Where "sufficient many" translates as "for real problems, just too many".

wyager · on Nov 8, 2016

Note that I said "with reasonable efficiency", not "with some huge number of inputs".

That's because we don't need to represent any function; we need to represent the class of functions that can be efficiently represented in a human brain as well, which is pretty much the same. Note that we can also implement any boolean component with only a few neurons in an NN, and using an RNN gives us working memory as well, so we can implement any sort of digital processor with reasonable efficiency in an RNN (where "reasonable efficiency" means "a linear multiple of the number of components in the original circuit").

YeGoblynQueenne · on Nov 8, 2016

>> That's because we don't need to represent any function; we need to represent the class of functions that can be efficiently represented in a human brain as well, which is pretty much the same.

The problem is that to learn a function from examples you need the right kind of examples, and for human cognitive faculties it's very hard to get that.

For instance, take text- text is a staple in machine-learning models of language... but it is not language.
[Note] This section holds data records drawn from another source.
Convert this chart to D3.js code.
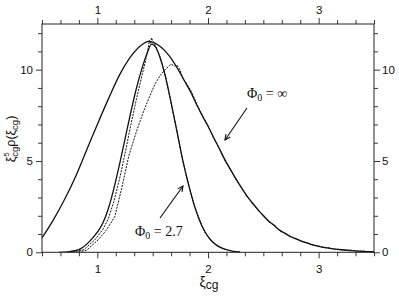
<!DOCTYPE html>
<html><head><meta charset="utf-8">
<script src="https://cdn.jsdelivr.net/npm/d3@7"></script>
<style>body{margin:0;background:#fff}svg{display:block}</style>
</head><body>
<svg id="c" width="399" height="297"></svg>
<script>
// ---- data ----
const xTicks = [1, 2, 3];
const yTicks = [0, 5, 10];
// theory, Phi0 = infinity (wide solid curve)
const wideX = [0.50,0.60,0.70,0.80,0.90,1.00,1.10,1.20,1.30,1.40,1.46,1.55,1.65,1.75,1.80,1.85,1.90,1.95,2.00,2.05,2.10,2.15,2.20,2.25,2.30,2.35,2.40,2.45,2.50,2.55,2.60,2.65,2.70,2.75,2.80,2.85,2.90,2.95,3.00,3.10,3.20,3.30,3.40,3.50];
const wideY = [0.79,1.75,2.85,4.10,5.55,7.00,8.40,9.70,10.70,11.35,11.55,11.35,10.75,9.80,9.25,8.70,8.05,7.45,6.90,6.30,5.70,5.10,4.55,4.05,3.55,3.10,2.70,2.35,2.00,1.70,1.45,1.20,1.02,0.85,0.72,0.60,0.50,0.40,0.32,0.22,0.14,0.09,0.05,0.03];
// theory, Phi0 = 2.7 (narrow solid curve)
const narrowX = [0.65,0.75,0.85,0.93,1.00,1.05,1.10,1.15,1.20,1.25,1.30,1.35,1.40,1.45,1.49,1.53,1.57,1.62,1.67,1.72,1.77,1.82,1.87,1.92,1.97,2.02,2.08,2.15,2.22,2.29];
const narrowY = [0.00,0.04,0.20,0.60,1.10,1.60,2.40,3.50,4.80,6.20,7.60,8.90,10.00,10.90,11.40,11.20,10.60,9.50,8.10,6.60,5.10,3.80,2.70,1.80,1.15,0.70,0.38,0.17,0.06,0.02];
// simulation, Phi0 = 2.7 (dotted)
const sim27X = [0.78,0.88,0.977,1.05,1.10,1.15,1.20,1.25,1.30,1.35,1.40,1.44,1.46,1.47,1.48,1.49,1.50,1.51,1.53,1.57,1.62,1.67,1.72,1.77,1.82,1.87,1.92,1.97,2.02,2.08,2.15];
const sim27Y = [0.02,0.15,0.68,1.25,1.85,2.80,4.00,5.40,6.90,8.30,9.60,10.60,11.20,11.60,11.45,11.75,11.55,11.50,11.25,10.65,9.55,8.05,6.65,5.05,3.85,2.65,1.85,1.10,0.72,0.36,0.18];
// simulation, Phi0 = infinity (dotted)
const simInfX = [0.80,0.90,1.007,1.08,1.158,1.22,1.285,1.358,1.42,1.47,1.52,1.57,1.62,1.667,1.70,1.72,1.75,1.773,1.80,1.85,1.90,1.95,2.00,2.05,2.10,2.15,2.20,2.25,2.30,2.35,2.40,2.45,2.50,2.55,2.60,2.65,2.70,2.75,2.80,2.85,2.90,2.95,3.00,3.05,3.10,3.15,3.20,3.25,3.30,3.35,3.40,3.45,3.50];
const simInfY = [0.00,0.10,0.68,1.20,1.96,3.50,5.30,6.70,7.75,8.50,9.20,9.70,10.05,10.30,10.20,10.25,9.95,9.50,9.30,8.80,8.10,7.50,6.95,6.25,5.75,5.05,4.60,4.00,3.60,3.05,2.75,2.30,2.05,1.65,1.50,1.15,1.05,0.82,0.75,0.58,0.52,0.38,0.35,0.25,0.24,0.15,0.16,0.10,0.11,0.06,0.07,0.03,0.04];

// ---- layout ----
const L = 42, R = 374, T = 24, B = 252.3;
const svg = d3.select("#c");
const x = d3.scaleLinear().domain([0.5, 3.5]).range([L, R]);
const y = d3.scaleLinear().domain([0, 12.5]).range([B, T]);
const font = "'Liberation Sans', Arial, sans-serif";
const serif = "'Liberation Serif', 'Times New Roman', serif";

const minorX = d3.range(0, 19).map(i => 0.5 + i / 6).filter(v => !xTicks.includes(Math.round(v * 1000) / 1000));
const minorY = d3.range(0, 13).filter(v => !yTicks.includes(v));

function axis(gen, tr, vals, major, size) {
  const g = svg.append("g").attr("transform", tr)
    .call(gen.tickValues(vals).tickSize(size).tickFormat(d => major ? d : ""));
  g.selectAll("path").remove();
  g.selectAll("line").attr("stroke", "#222").attr("stroke-width", 0.9);
  g.selectAll("text").attr("font-family", font).attr("font-size", 11.5).attr("fill", "#111");
  return g;
}
// minor ticks
axis(d3.axisBottom(x), `translate(0,${B})`, minorX, false, 4);
axis(d3.axisTop(x), `translate(0,${T})`, minorX, false, 4);
axis(d3.axisLeft(y), `translate(${L},0)`, minorY, false, 4);
axis(d3.axisRight(y), `translate(${R},0)`, minorY, false, 4);
// major ticks
axis(d3.axisBottom(x), `translate(0,${B})`, xTicks, true, 6).selectAll("text").attr("dy", "1.05em");
axis(d3.axisTop(x), `translate(0,${T})`, xTicks, true, 6).selectAll("text").attr("dy", "-0.1em");
axis(d3.axisLeft(y), `translate(${L},0)`, yTicks, true, 6).selectAll("text").attr("x", -9);
axis(d3.axisRight(y), `translate(${R},0)`, yTicks, true, 6).selectAll("text").attr("x", 8);

// frame
svg.append("rect").attr("x", L).attr("y", T).attr("width", R - L).attr("height", B - T)
  .attr("fill", "none").attr("stroke", "#222").attr("stroke-width", 1);

svg.append("clipPath").attr("id", "pc").append("rect")
  .attr("x", L).attr("y", T).attr("width", R - L).attr("height", B - T);
const plot = svg.append("g").attr("clip-path", "url(#pc)");

function draw(xs, ys, curve, dash, w) {
  const pts = xs.map((v, i) => [v, ys[i]]);
  plot.append("path").datum(pts)
    .attr("d", d3.line().x(d => x(d[0])).y(d => y(d[1])).curve(curve))
    .attr("fill", "none").attr("stroke", "#111").attr("stroke-width", w)
    .attr("stroke-dasharray", dash);
}
draw(sim27X, sim27Y, d3.curveLinear, "2,1.2", 1);
draw(simInfX, simInfY, d3.curveLinear, "2,1.2", 1);
draw(wideX, wideY, d3.curveMonotoneX, null, 1.3);
draw(narrowX, narrowY, d3.curveMonotoneX, null, 1.3);

// axis titles
const yt = svg.append("text").attr("font-family", font).attr("font-size", 12.5).attr("fill", "#111")
  .attr("transform", "translate(15,139) rotate(-90)").attr("text-anchor", "middle");
yt.append("tspan").text("ξ");
yt.append("tspan").attr("font-size", 8).attr("dy", -6).text("5");
yt.append("tspan").attr("font-size", 9.5).attr("dx", -4.5).attr("dy", 8.5).text("cg");
yt.append("tspan").attr("dy", -2.5).text("ρ(ξ");
yt.append("tspan").attr("font-size", 9.5).attr("dy", 2.5).text("cg");
yt.append("tspan").attr("dy", -2.5).text(")");

const xt = svg.append("text").attr("font-family", font).attr("font-size", 14).attr("fill", "#111")
  .attr("x", 209).attr("y", 287).attr("text-anchor", "middle");
xt.append("tspan").text("ξ");
xt.append("tspan").attr("font-size", 12).attr("dy", 2).text("cg");

// annotations
function label(px, py, val) {
  const t = svg.append("text").attr("font-family", serif).attr("font-size", 14).attr("fill", "#111")
    .attr("x", px).attr("y", py);
  t.append("tspan").text("Φ");
  t.append("tspan").attr("font-size", 10).attr("dy", 3).text("0");
  t.append("tspan").attr("dy", -3).text(" = " + val);
}
label(247, 98, "∞");
label(135, 236, "2.7");

function arrow(x1, y1, x2, y2) {
  svg.append("line").attr("x1", x1).attr("y1", y1).attr("x2", x2).attr("y2", y2)
    .attr("stroke", "#111").attr("stroke-width", 1.1);
  const a = Math.atan2(y2 - y1, x2 - x1), h = 6, s = 0.45;
  const p = [[x2 - h * Math.cos(a - s), y2 - h * Math.sin(a - s)], [x2, y2], [x2 - h * Math.cos(a + s), y2 - h * Math.sin(a + s)]];
  svg.append("path").attr("d", d3.line()(p)).attr("fill", "none").attr("stroke", "#111").attr("stroke-width", 1.1);
}
arrow(247, 108, 225, 140);
arrow(160, 218, 183, 186);
</script>
</body></html>
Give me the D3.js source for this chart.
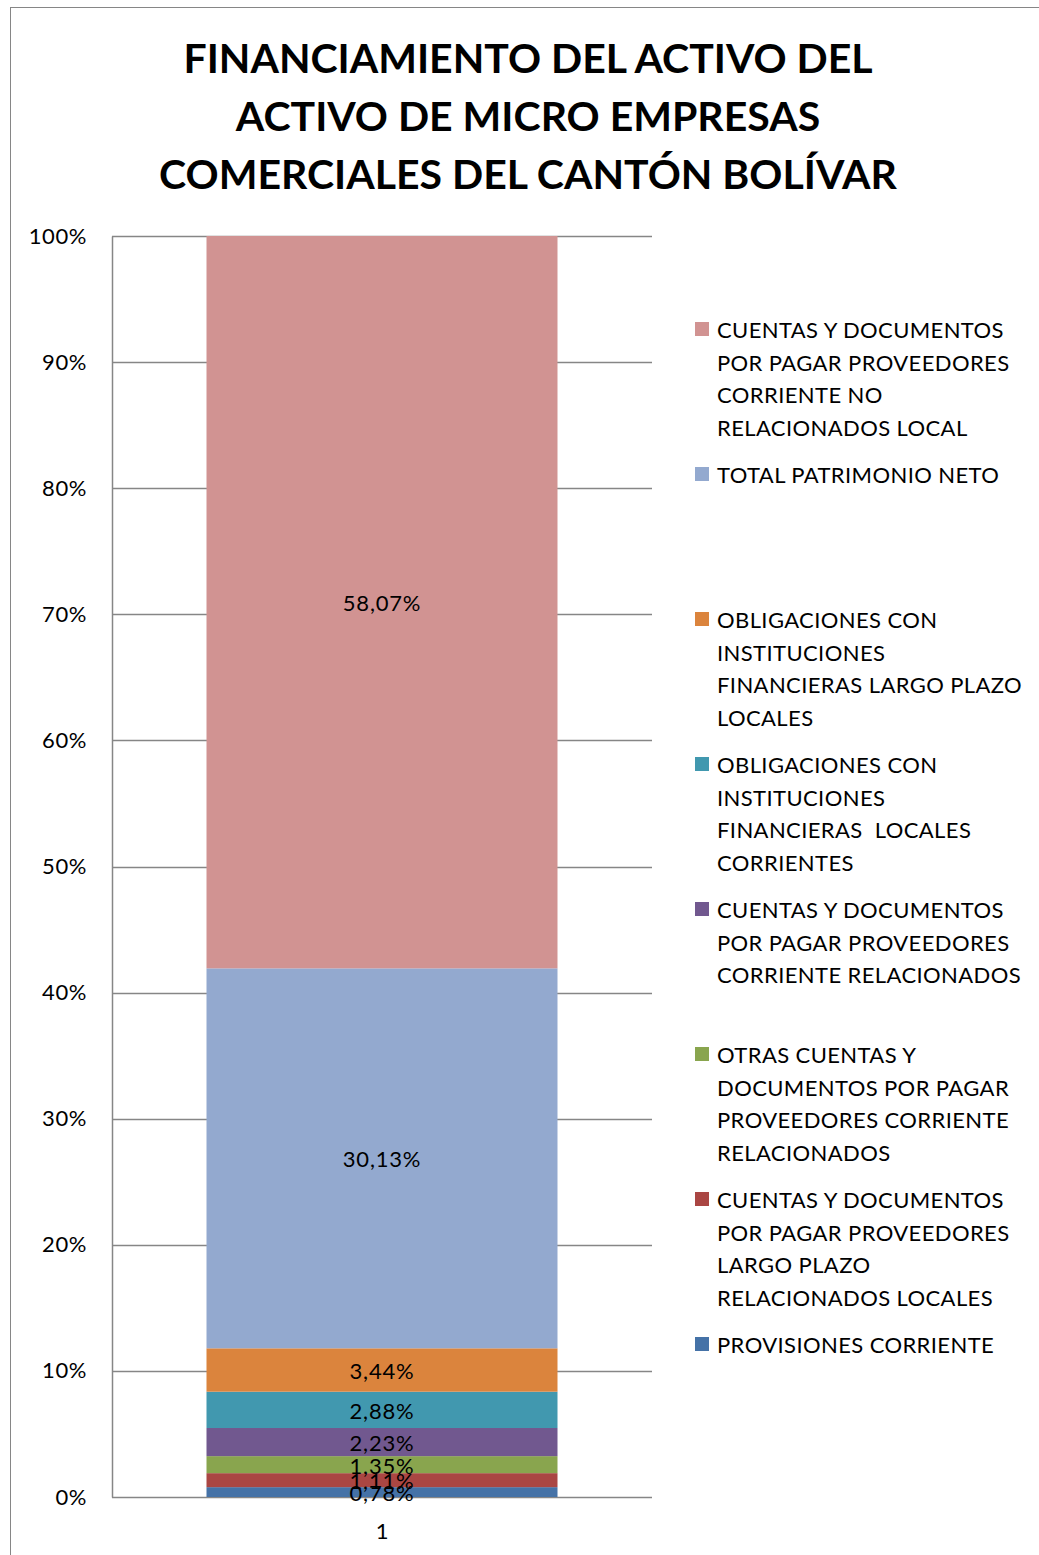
<!DOCTYPE html>
<html>
<head>
<meta charset="utf-8">
<script src="https://cdn.jsdelivr.net/npm/d3@7"></script>
<style>
  body { margin: 0; background: #fff; }
  svg { display: block; font-family: Lato, "Open Sans", sans-serif; }
</style>
</head>
<body>
<svg id="chart"></svg>
<script>
let width = 1039;
let height = 1555;
let svg = d3.select("#chart").attr("width", width).attr("height", height);

// datos (de abajo hacia arriba en la barra)
let categories = ["1"];
let seriesNames = [
  "PROVISIONES CORRIENTE",
  "CUENTAS Y DOCUMENTOS POR PAGAR PROVEEDORES LARGO PLAZO RELACIONADOS LOCALES",
  "OTRAS CUENTAS Y DOCUMENTOS POR PAGAR PROVEEDORES CORRIENTE RELACIONADOS",
  "CUENTAS Y DOCUMENTOS POR PAGAR PROVEEDORES CORRIENTE RELACIONADOS",
  "OBLIGACIONES CON INSTITUCIONES FINANCIERAS  LOCALES CORRIENTES",
  "OBLIGACIONES CON INSTITUCIONES FINANCIERAS LARGO PLAZO LOCALES",
  "TOTAL PATRIMONIO NETO",
  "CUENTAS Y DOCUMENTOS POR PAGAR PROVEEDORES CORRIENTE NO RELACIONADOS LOCAL"
];
let seriesValues = [0.78, 1.11, 1.35, 2.23, 2.88, 3.44, 30.13, 58.07];
let seriesLabels = ["0,78%", "1,11%", "1,35%", "2,23%", "2,88%", "3,44%", "30,13%", "58,07%"];
let colors = ["#4572A7", "#AA4643", "#89A54E", "#71588F", "#4198AF", "#DB843D", "#93A9CF", "#D19392"];
// líneas de la leyenda (como en Excel)
let legendLines = [
  ["PROVISIONES CORRIENTE"],
  ["CUENTAS Y DOCUMENTOS", "POR PAGAR PROVEEDORES", "LARGO PLAZO", "RELACIONADOS LOCALES"],
  ["OTRAS CUENTAS Y", "DOCUMENTOS POR PAGAR", "PROVEEDORES CORRIENTE", "RELACIONADOS"],
  ["CUENTAS Y DOCUMENTOS", "POR PAGAR PROVEEDORES", "CORRIENTE RELACIONADOS"],
  ["OBLIGACIONES CON", "INSTITUCIONES", "FINANCIERAS  LOCALES", "CORRIENTES"],
  ["OBLIGACIONES CON", "INSTITUCIONES", "FINANCIERAS LARGO PLAZO", "LOCALES"],
  ["TOTAL PATRIMONIO NETO"],
  ["CUENTAS Y DOCUMENTOS", "POR PAGAR PROVEEDORES", "CORRIENTE NO", "RELACIONADOS LOCAL"]
];
let yTicks = [0, 0.1, 0.2, 0.3, 0.4, 0.5, 0.6, 0.7, 0.8, 0.9, 1];
let titleLines = ["FINANCIAMIENTO DEL ACTIVO DEL", "ACTIVO DE MICRO EMPRESAS", "COMERCIALES DEL CANTÓN BOLÍVAR"];

// marco del gráfico
svg.append("rect")
  .attr("x", 10.5).attr("y", 7.5)
  .attr("width", 1040).attr("height", 1560)
  .attr("fill", "none").attr("stroke", "#868686").attr("stroke-width", 1);

// título
svg.append("g").selectAll("text")
  .data(titleLines)
  .join("text")
  .attr("x", 528)
  .attr("y", (d, i) => 73 + i * 58)
  .attr("text-anchor", "middle")
  .style("font-size", "41px")
  .style("font-weight", "bold")
  .text(d => d);

let margin = { left: 112, right: 652, top: 236, bottom: 1497 };

let x = d3.scaleBand().domain(categories).range([margin.left, margin.right]).paddingInner(0.35).paddingOuter(0.175);
let total = d3.sum(seriesValues);
let y = d3.scaleLinear().domain([0, 1]).range([margin.bottom, margin.top]);

// líneas de cuadrícula
svg.append("g")
  .selectAll("line")
  .data(yTicks)
  .join("line")
  .attr("x1", margin.left).attr("x2", margin.right)
  .attr("y1", d => Math.round(y(d)) + 0.5).attr("y2", d => Math.round(y(d)) + 0.5)
  .attr("stroke", "#868686").attr("stroke-width", 1.5);

// eje y
let yAxis = svg.append("g")
  .attr("transform", `translate(${margin.left},0)`)
  .call(d3.axisLeft(y).tickValues(yTicks).tickFormat(d3.format(".0%")).tickSize(0).tickPadding(25));
yAxis.select(".domain").attr("stroke", "#868686").attr("stroke-width", 1.5);
yAxis.selectAll("text").style("font-size", "22px").style("letter-spacing", "0.6px")
  .style("font-family", "Lato, sans-serif").attr("fill", "#000");

// barras apiladas
let stackData = [];
let acc = 0;
seriesValues.forEach((v, i) => {
  stackData.push({ y0: acc / total, y1: (acc + v) / total, color: colors[i], label: seriesLabels[i], cat: categories[0] });
  acc += v;
});

let bars = svg.append("g");
bars.selectAll("rect")
  .data(stackData)
  .join("rect")
  .attr("x", d => x(d.cat))
  .attr("width", x.bandwidth())
  .attr("y", d => y(d.y1))
  .attr("height", d => y(d.y0) - y(d.y1))
  .attr("fill", d => d.color);

// eje x (sin línea propia, la cuadrícula del 0% hace de base)
let xAxis = svg.append("g")
  .attr("transform", `translate(0,${margin.bottom})`)
  .call(d3.axisBottom(x).tickSize(0).tickPadding(26));
xAxis.select(".domain").remove();
xAxis.selectAll("text").style("font-size", "22px").style("font-family", "Lato, sans-serif").attr("fill", "#000");

// etiquetas de datos
bars.selectAll("text")
  .data(stackData)
  .join("text")
  .attr("x", d => x(d.cat) + x.bandwidth() / 2)
  .attr("y", d => (y(d.y0) + y(d.y1)) / 2 + 9)
  .attr("text-anchor", "middle")
  .style("font-size", "22px")
  .style("letter-spacing", "0.8px")
  .text(d => d.label);

// leyenda
let legend = svg.append("g");
let legendOrder = d3.range(seriesNames.length).reverse();
legendOrder.forEach((si, k) => {
  let top = 330 + k * 145;
  let g = legend.append("g");
  g.append("rect")
    .attr("x", 695).attr("y", top - 8)
    .attr("width", 14).attr("height", 14)
    .attr("fill", colors[si]);
  g.selectAll("text")
    .data(legendLines[si])
    .join("text")
    .attr("x", 717)
    .attr("y", (d, i) => top + 8 + i * 32.6)
    .style("font-size", "22px")
    .style("letter-spacing", "0.4px")
    .style("white-space", "pre")
    .text(d => d);
});
</script>
</body>
</html>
It's a bunch of symbols that are only intelligible in the context of an already existing language faculty. In other words, text means nothing unless you already understand language, which is why although we can learn pretty good models of text, we haven't made much progress in learning models of language. Computers can generate or recognise language pretty damn well- but when it comes to understanding it... Well, we haven't even convincingly defined that task, let alone being able to train anything, RNN or whatever, to perform it.

You can see similar issues with speech or image processing, where btw RNNs have performed much better than with language.

So, just because RNNs can learn functions in principle it doesn't mean that we can really reproduce human behaviour in practice.

oldmanjay · on Nov 7, 2016

Did you forget that the brain has evolved over billions of years to reach the capability it has?